Sir Edmund Loder bought the manor house and 225-acre gardens from his inlaws in 1889 and soon opened them to the public. Over the next five generations, the Loder family added to the planting and landscaping to create what is now one of the only 163 grade-I listed gardens in the country. Despite the family still owning the gardens the grade-II listed Italianate manor house, built in 1853 and featuring a 900 sq ft central hall decorated with Ionic columns, was sold off separately in the 1980s and became offices. The gardens grew in reputation so it was something of a shock when in April 2008 it was announced that they were being put up for sale by Robin Loder for £5m through the estate agency Savills.

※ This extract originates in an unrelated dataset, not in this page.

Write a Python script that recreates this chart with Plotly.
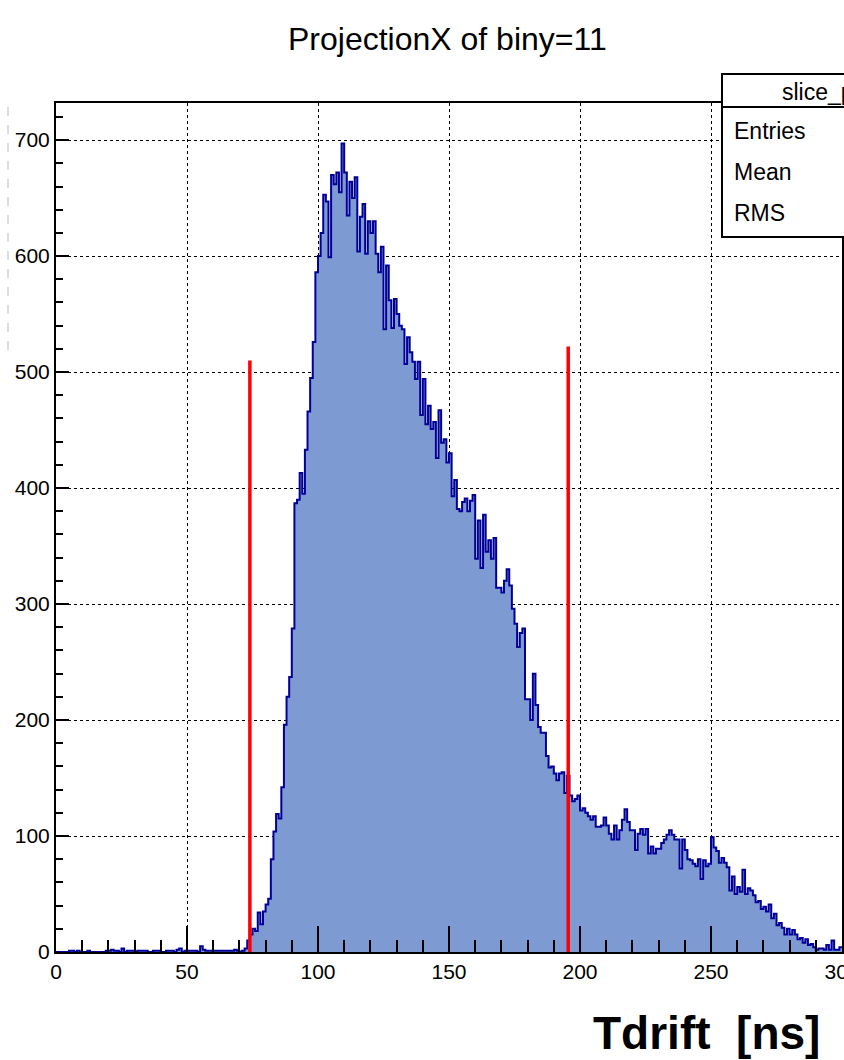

Cleverly, the company who owned the house also announced they were open to offers at around £3.25m for the house.
The Times is now reporting that after nearly two years on the market, the gardens have been sold to a private businessman and are likely to close to the public. They are also reporting that the house may also be under offer at £2.75m to the same businessman giving him a perfect opportunity to once again recreate a stunning small estate which, with the addition of the house, could be worth in the region of £10m. Though a sad day for the many garden-lovers who have made many a pilgrimage to wander among the wallabies, it’s an encouraging reversal of the trend for houses to lose the control of the landscape which so often perfectly frames them.